**SOURCE EXCERPT**
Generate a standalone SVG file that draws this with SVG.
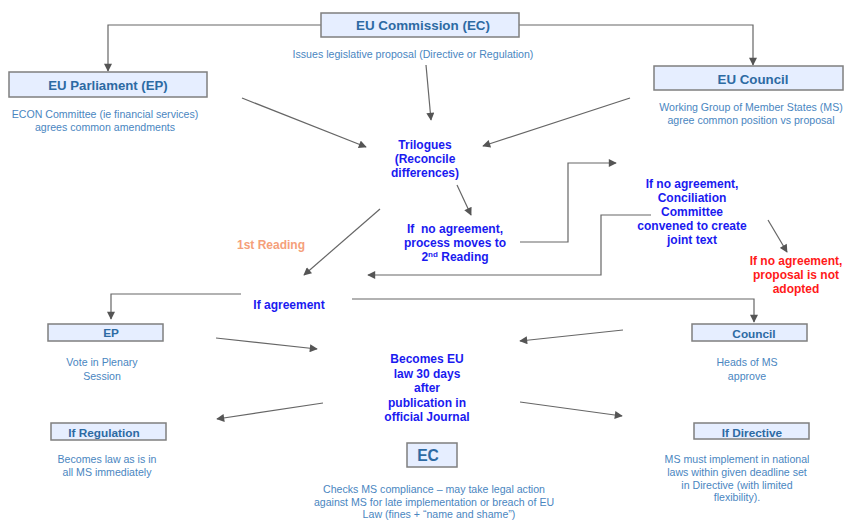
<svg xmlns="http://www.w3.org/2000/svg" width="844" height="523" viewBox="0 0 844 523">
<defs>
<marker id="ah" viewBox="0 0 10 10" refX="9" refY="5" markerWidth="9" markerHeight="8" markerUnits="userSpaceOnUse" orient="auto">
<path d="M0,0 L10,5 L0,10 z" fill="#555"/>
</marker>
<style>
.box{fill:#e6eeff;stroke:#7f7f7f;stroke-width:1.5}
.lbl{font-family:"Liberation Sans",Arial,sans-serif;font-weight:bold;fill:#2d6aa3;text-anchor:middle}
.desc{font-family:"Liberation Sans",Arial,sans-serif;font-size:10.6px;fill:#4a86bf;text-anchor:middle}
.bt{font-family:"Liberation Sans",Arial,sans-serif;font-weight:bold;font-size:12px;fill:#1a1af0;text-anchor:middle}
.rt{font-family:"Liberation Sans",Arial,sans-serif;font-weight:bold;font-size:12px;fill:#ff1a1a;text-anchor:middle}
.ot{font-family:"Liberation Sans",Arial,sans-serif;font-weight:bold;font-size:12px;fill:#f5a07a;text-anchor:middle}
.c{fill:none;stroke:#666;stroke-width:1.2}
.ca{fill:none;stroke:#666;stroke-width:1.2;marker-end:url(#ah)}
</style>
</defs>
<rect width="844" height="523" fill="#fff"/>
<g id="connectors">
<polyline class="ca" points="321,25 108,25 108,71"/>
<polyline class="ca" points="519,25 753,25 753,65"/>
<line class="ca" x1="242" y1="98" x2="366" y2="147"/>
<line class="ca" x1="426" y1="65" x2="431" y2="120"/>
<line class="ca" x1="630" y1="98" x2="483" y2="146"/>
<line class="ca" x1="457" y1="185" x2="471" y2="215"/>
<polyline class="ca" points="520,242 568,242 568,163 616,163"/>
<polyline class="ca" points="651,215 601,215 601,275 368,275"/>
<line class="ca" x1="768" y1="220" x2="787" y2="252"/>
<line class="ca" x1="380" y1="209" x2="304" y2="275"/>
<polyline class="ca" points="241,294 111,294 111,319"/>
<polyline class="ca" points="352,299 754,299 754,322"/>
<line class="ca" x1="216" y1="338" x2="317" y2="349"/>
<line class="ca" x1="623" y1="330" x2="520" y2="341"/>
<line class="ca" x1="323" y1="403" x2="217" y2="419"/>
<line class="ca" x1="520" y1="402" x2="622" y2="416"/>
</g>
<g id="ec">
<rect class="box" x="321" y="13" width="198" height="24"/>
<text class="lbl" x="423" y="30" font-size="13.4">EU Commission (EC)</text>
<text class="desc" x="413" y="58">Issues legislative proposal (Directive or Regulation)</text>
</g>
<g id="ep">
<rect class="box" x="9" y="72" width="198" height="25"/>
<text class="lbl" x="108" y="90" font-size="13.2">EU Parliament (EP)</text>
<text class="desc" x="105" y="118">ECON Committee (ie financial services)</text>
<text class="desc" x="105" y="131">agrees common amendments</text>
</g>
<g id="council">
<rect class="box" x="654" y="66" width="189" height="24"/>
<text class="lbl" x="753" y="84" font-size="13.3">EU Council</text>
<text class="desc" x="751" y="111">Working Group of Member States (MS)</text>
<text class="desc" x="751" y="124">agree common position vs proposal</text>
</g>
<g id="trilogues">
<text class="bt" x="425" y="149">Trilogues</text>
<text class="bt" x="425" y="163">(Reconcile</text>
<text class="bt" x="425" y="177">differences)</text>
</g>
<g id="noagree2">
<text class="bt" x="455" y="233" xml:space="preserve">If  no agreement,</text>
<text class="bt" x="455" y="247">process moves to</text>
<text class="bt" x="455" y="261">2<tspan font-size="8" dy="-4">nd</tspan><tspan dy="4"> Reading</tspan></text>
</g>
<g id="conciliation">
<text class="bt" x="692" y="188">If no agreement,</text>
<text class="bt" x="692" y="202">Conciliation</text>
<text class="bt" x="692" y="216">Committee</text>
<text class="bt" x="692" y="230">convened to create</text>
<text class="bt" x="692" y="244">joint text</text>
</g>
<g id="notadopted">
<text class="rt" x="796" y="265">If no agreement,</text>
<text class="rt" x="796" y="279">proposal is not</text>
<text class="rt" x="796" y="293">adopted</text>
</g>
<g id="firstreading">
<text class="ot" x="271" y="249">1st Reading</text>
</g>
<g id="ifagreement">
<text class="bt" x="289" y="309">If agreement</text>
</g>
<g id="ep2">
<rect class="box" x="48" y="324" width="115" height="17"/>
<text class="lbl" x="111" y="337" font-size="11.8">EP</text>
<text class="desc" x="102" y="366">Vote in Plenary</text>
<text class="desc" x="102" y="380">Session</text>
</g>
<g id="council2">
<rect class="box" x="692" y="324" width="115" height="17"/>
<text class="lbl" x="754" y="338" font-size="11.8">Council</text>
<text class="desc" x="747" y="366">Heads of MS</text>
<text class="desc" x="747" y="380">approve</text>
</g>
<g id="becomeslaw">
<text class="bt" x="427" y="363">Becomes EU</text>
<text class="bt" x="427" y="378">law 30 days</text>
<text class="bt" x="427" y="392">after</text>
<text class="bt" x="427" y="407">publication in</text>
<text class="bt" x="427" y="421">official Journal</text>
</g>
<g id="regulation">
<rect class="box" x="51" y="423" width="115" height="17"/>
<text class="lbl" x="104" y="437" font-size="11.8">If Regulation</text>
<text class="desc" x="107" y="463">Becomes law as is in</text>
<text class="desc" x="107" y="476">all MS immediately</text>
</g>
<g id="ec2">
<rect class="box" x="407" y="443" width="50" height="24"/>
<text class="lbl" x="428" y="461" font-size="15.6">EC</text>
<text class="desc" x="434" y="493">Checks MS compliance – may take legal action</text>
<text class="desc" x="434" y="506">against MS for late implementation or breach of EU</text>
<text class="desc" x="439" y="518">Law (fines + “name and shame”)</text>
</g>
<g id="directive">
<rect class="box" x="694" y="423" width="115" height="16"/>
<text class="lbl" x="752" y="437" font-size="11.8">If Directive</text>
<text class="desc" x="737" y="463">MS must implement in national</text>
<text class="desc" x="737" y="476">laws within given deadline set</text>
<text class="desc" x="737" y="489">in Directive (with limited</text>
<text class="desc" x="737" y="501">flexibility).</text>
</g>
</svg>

**DESCRIPTION OF THE TASK**
Quote the material in full and exactly; do not carry over its pictures.

**WRITTEN RESPONSE**
Generate a standalone SVG file that draws this with SVG.
<svg xmlns="http://www.w3.org/2000/svg" width="844" height="523" viewBox="0 0 844 523">
<defs>
<marker id="ah" viewBox="0 0 10 10" refX="9" refY="5" markerWidth="9" markerHeight="8" markerUnits="userSpaceOnUse" orient="auto">
<path d="M0,0 L10,5 L0,10 z" fill="#555"/>
</marker>
<style>
.box{fill:#e6eeff;stroke:#7f7f7f;stroke-width:1.5}
.lbl{font-family:"Liberation Sans",Arial,sans-serif;font-weight:bold;fill:#2d6aa3;text-anchor:middle}
.desc{font-family:"Liberation Sans",Arial,sans-serif;font-size:10.6px;fill:#4a86bf;text-anchor:middle}
.bt{font-family:"Liberation Sans",Arial,sans-serif;font-weight:bold;font-size:12px;fill:#1a1af0;text-anchor:middle}
.rt{font-family:"Liberation Sans",Arial,sans-serif;font-weight:bold;font-size:12px;fill:#ff1a1a;text-anchor:middle}
.ot{font-family:"Liberation Sans",Arial,sans-serif;font-weight:bold;font-size:12px;fill:#f5a07a;text-anchor:middle}
.c{fill:none;stroke:#666;stroke-width:1.2}
.ca{fill:none;stroke:#666;stroke-width:1.2;marker-end:url(#ah)}
</style>
</defs>
<rect width="844" height="523" fill="#fff"/>
<g id="connectors">
<polyline class="ca" points="321,25 108,25 108,71"/>
<polyline class="ca" points="519,25 753,25 753,65"/>
<line class="ca" x1="242" y1="98" x2="366" y2="147"/>
<line class="ca" x1="426" y1="65" x2="431" y2="120"/>
<line class="ca" x1="630" y1="98" x2="483" y2="146"/>
<line class="ca" x1="457" y1="185" x2="471" y2="215"/>
<polyline class="ca" points="520,242 568,242 568,163 616,163"/>
<polyline class="ca" points="651,215 601,215 601,275 368,275"/>
<line class="ca" x1="768" y1="220" x2="787" y2="252"/>
<line class="ca" x1="380" y1="209" x2="304" y2="275"/>
<polyline class="ca" points="241,294 111,294 111,319"/>
<polyline class="ca" points="352,299 754,299 754,322"/>
<line class="ca" x1="216" y1="338" x2="317" y2="349"/>
<line class="ca" x1="623" y1="330" x2="520" y2="341"/>
<line class="ca" x1="323" y1="403" x2="217" y2="419"/>
<line class="ca" x1="520" y1="402" x2="622" y2="416"/>
</g>
<g id="ec">
<rect class="box" x="321" y="13" width="198" height="24"/>
<text class="lbl" x="423" y="30" font-size="13.4">EU Commission (EC)</text>
<text class="desc" x="413" y="58">Issues legislative proposal (Directive or Regulation)</text>
</g>
<g id="ep">
<rect class="box" x="9" y="72" width="198" height="25"/>
<text class="lbl" x="108" y="90" font-size="13.2">EU Parliament (EP)</text>
<text class="desc" x="105" y="118">ECON Committee (ie financial services)</text>
<text class="desc" x="105" y="131">agrees common amendments</text>
</g>
<g id="council">
<rect class="box" x="654" y="66" width="189" height="24"/>
<text class="lbl" x="753" y="84" font-size="13.3">EU Council</text>
<text class="desc" x="751" y="111">Working Group of Member States (MS)</text>
<text class="desc" x="751" y="124">agree common position vs proposal</text>
</g>
<g id="trilogues">
<text class="bt" x="425" y="149">Trilogues</text>
<text class="bt" x="425" y="163">(Reconcile</text>
<text class="bt" x="425" y="177">differences)</text>
</g>
<g id="noagree2">
<text class="bt" x="455" y="233" xml:space="preserve">If  no agreement,</text>
<text class="bt" x="455" y="247">process moves to</text>
<text class="bt" x="455" y="261">2<tspan font-size="8" dy="-4">nd</tspan><tspan dy="4"> Reading</tspan></text>
</g>
<g id="conciliation">
<text class="bt" x="692" y="188">If no agreement,</text>
<text class="bt" x="692" y="202">Conciliation</text>
<text class="bt" x="692" y="216">Committee</text>
<text class="bt" x="692" y="230">convened to create</text>
<text class="bt" x="692" y="244">joint text</text>
</g>
<g id="notadopted">
<text class="rt" x="796" y="265">If no agreement,</text>
<text class="rt" x="796" y="279">proposal is not</text>
<text class="rt" x="796" y="293">adopted</text>
</g>
<g id="firstreading">
<text class="ot" x="271" y="249">1st Reading</text>
</g>
<g id="ifagreement">
<text class="bt" x="289" y="309">If agreement</text>
</g>
<g id="ep2">
<rect class="box" x="48" y="324" width="115" height="17"/>
<text class="lbl" x="111" y="337" font-size="11.8">EP</text>
<text class="desc" x="102" y="366">Vote in Plenary</text>
<text class="desc" x="102" y="380">Session</text>
</g>
<g id="council2">
<rect class="box" x="692" y="324" width="115" height="17"/>
<text class="lbl" x="754" y="338" font-size="11.8">Council</text>
<text class="desc" x="747" y="366">Heads of MS</text>
<text class="desc" x="747" y="380">approve</text>
</g>
<g id="becomeslaw">
<text class="bt" x="427" y="363">Becomes EU</text>
<text class="bt" x="427" y="378">law 30 days</text>
<text class="bt" x="427" y="392">after</text>
<text class="bt" x="427" y="407">publication in</text>
<text class="bt" x="427" y="421">official Journal</text>
</g>
<g id="regulation">
<rect class="box" x="51" y="423" width="115" height="17"/>
<text class="lbl" x="104" y="437" font-size="11.8">If Regulation</text>
<text class="desc" x="107" y="463">Becomes law as is in</text>
<text class="desc" x="107" y="476">all MS immediately</text>
</g>
<g id="ec2">
<rect class="box" x="407" y="443" width="50" height="24"/>
<text class="lbl" x="428" y="461" font-size="15.6">EC</text>
<text class="desc" x="434" y="493">Checks MS compliance – may take legal action</text>
<text class="desc" x="434" y="506">against MS for late implementation or breach of EU</text>
<text class="desc" x="439" y="518">Law (fines + “name and shame”)</text>
</g>
<g id="directive">
<rect class="box" x="694" y="423" width="115" height="16"/>
<text class="lbl" x="752" y="437" font-size="11.8">If Directive</text>
<text class="desc" x="737" y="463">MS must implement in national</text>
<text class="desc" x="737" y="476">laws within given deadline set</text>
<text class="desc" x="737" y="489">in Directive (with limited</text>
<text class="desc" x="737" y="501">flexibility).</text>
</g>
</svg>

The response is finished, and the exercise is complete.